As far as I know, Hubbard Woods is the first elementary school in Illinois, possibly the United States, mabye even the world, to have an augmented reality sandbox. What in the world is an augmented reality sandbox? What’s the big deal? What is augmented reality and what in the world is it doing in a sandbox?
What is Augmented Reality? Augmented reality is a live direct or indirect view of a physical, real-world environment whose elements are augmented by computer-generated sensory input such as sound, video, graphics or GPS data.
Want to see it in action? Here is a phenomenal video that shows how AR is being used for marketing, educational and research.
Okay, so augmented reality is pretty cool looking, but what in the world is it doing in our library?
What in the World is it Doing in Our Library?
I’m so glad you asked. Our library is a place where we make connections, ask questions, find answers and create understanding. So, an AR Sandbox is set to do just that.

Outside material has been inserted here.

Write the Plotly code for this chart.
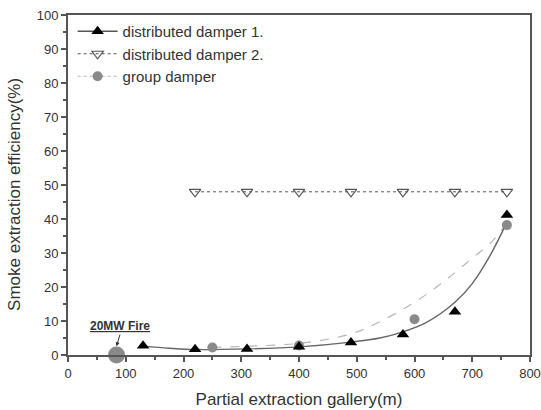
import plotly.graph_objects as go

# ---- data ----
d1_x = [130, 220, 310, 400, 490, 580, 670, 760]
d1_y = [2.7, 1.7, 1.8, 2.4, 3.7, 6.0, 12.7, 41.2]

d2_x = [220, 310, 400, 490, 580, 670, 760]
d2_y = [48, 48, 48, 48, 48, 48, 48]

grp_x = [250, 400, 600, 760]
grp_y = [2.2, 2.8, 10.5, 38.2]

# fitted curves
fit1_x = [130, 175, 220, 310, 400, 490, 540, 580, 620, 670, 700, 730, 760]
fit1_y = [2.6, 2.0, 1.6, 1.8, 2.4, 3.8, 5.0, 6.8, 9.5, 15.5, 21.0, 29.0, 39.0]

fit2_x = [250, 310, 400, 490, 540, 600, 650, 700, 735, 760]
fit2_y = [2.2, 2.6, 3.4, 6.2, 9.8, 15.5, 21.5, 28.5, 33.5, 39.0]

fire_x = [84]
fire_y = [0]

legend_names = ["distributed damper 1.", "distributed damper 2.", "group damper"]

FONT = "Liberation Sans, Arial"

fig = go.Figure()

# fitted curves
fig.add_trace(go.Scatter(x=fit2_x, y=fit2_y, mode="lines", line_shape="spline",
                         line=dict(color="#b5b5b5", width=1.2, dash="dash"),
                         showlegend=False, hoverinfo="skip"))
fig.add_trace(go.Scatter(x=fit1_x, y=fit1_y, mode="lines", line_shape="spline",
                         line=dict(color="#666666", width=1.4),
                         showlegend=False, hoverinfo="skip"))

# data series
fig.add_trace(go.Scatter(x=d2_x, y=d2_y, mode="lines+markers",
                         line=dict(color="#555555", width=1, dash="dot"),
                         marker=dict(symbol="triangle-down-open", size=10,
                                     color="#555555", line=dict(width=1.2)),
                         showlegend=False))
fig.add_trace(go.Scatter(x=grp_x, y=grp_y, mode="markers",
                         marker=dict(symbol="circle", size=10, color="#8a8a8a"),
                         showlegend=False))
fig.add_trace(go.Scatter(x=d1_x, y=d1_y, mode="markers",
                         marker=dict(symbol="triangle-up", size=11, color="black"),
                         showlegend=False))

# fire marker
fig.add_trace(go.Scatter(x=fire_x, y=fire_y, mode="markers",
                         marker=dict(symbol="circle", size=17, color="#8a8a8a"),
                         showlegend=False, cliponaxis=False))

# legend entries
fig.add_trace(go.Scatter(x=[None], y=[None], mode="lines+markers", name=legend_names[0],
                         line=dict(color="#555555", width=1.4),
                         marker=dict(symbol="triangle-up", size=11, color="black")))
fig.add_trace(go.Scatter(x=[None], y=[None], mode="lines+markers", name=legend_names[1],
                         line=dict(color="#555555", width=1, dash="dot"),
                         marker=dict(symbol="triangle-down-open", size=10, color="#555555",
                                     line=dict(width=1.2))))
fig.add_trace(go.Scatter(x=[None], y=[None], mode="lines+markers", name=legend_names[2],
                         line=dict(color="#b5b5b5", width=1, dash="dot"),
                         marker=dict(symbol="circle", size=10, color="#8a8a8a")))

fig.add_annotation(x=84, y=2.6, ax=90, ay=6.0, xref="x", yref="y", axref="x", ayref="y",
                   text="<b><u>20MW Fire</u></b>", showarrow=True, arrowhead=2,
                   arrowsize=0.8, arrowwidth=1, arrowcolor="#333333",
                   font=dict(size=12, color="#333333", family=FONT),
                   yanchor="bottom")

# y-axis title placed as rotated text
fig.add_annotation(x=-0.117, y=0.4735, xref="paper", yref="paper",
                   text="Smoke extraction efficiency(%)", textangle=-90,
                   showarrow=False, xanchor="center", yanchor="middle",
                   font=dict(size=17, color="#333333", family=FONT))

axis_common = dict(showline=True, linecolor="#555555", linewidth=2, mirror=True,
                   ticks="outside", ticklen=5, tickwidth=1.5, tickcolor="#555555",
                   showgrid=False, zeroline=False, automargin=False,
                   tickfont=dict(size=13, color="#333333", family=FONT))

fig.update_xaxes(range=[0, 800], dtick=100, tick0=0,
                 minor=dict(ticks="outside", dtick=50, ticklen=3, tickcolor="#555555"),
                 title=dict(text="Partial extraction gallery(m)", standoff=14,
                            font=dict(size=17, color="#333333", family=FONT)),
                 **axis_common)
fig.update_yaxes(range=[0, 100], dtick=10, tick0=0,
                 minor=dict(ticks="outside", dtick=5, ticklen=3, tickcolor="#555555"),
                 **axis_common)

fig.update_layout(
    width=541, height=410,
    margin=dict(l=68, r=11, t=15, b=55),
    plot_bgcolor="white", paper_bgcolor="white",
    legend=dict(x=0.01, y=1.0, xanchor="left", yanchor="top",
                bgcolor="rgba(0,0,0,0)", tracegroupgap=0, itemwidth=40,
                font=dict(size=15, color="#333333", family=FONT)),
    showlegend=True,
)

fig.write_html("out.html")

Do you remember studying geography in elementary school? I remember one excellent teacher who had us make examples of penninsulas, bays and my favorite, the isthmus. Imagine being able to make those models and in real time change them into new models? Imagine being able to create a lake and then make it flood. Imagine piling up sand and as you do it watching the topographic lines evolve. Push your fist into your ‘mountain’ and watch as it begins to erupt as a volcano. Hold your hand over the mountains and watch it rain! All of these are possible thanks to the AR Sandbox.
Besides just being incredibly awesome, students and teachers can learn through doing, or as Piaget said: “To invent is to learn.” This article from Wired gives some deeper understanding of the concept.I can’t think of any better way to explore and experience geography and geographic concepts. Well, enough about why, let’s see it in action.
Here is another video that will probably blow your mind:
This is from the professor at University of California at Davis whom I have modeled our AR Sandbox.
It’s pretty mesmerizing for both kids and adults. At our recent Parent Only Open House for the IDEA Lab, it was easily the most popular station as you can see from the images.
The kids are just as impressed. As fourth graders are exploring landforms this year, they will be coming up to the IDEA Lab to ‘build’ them in real time.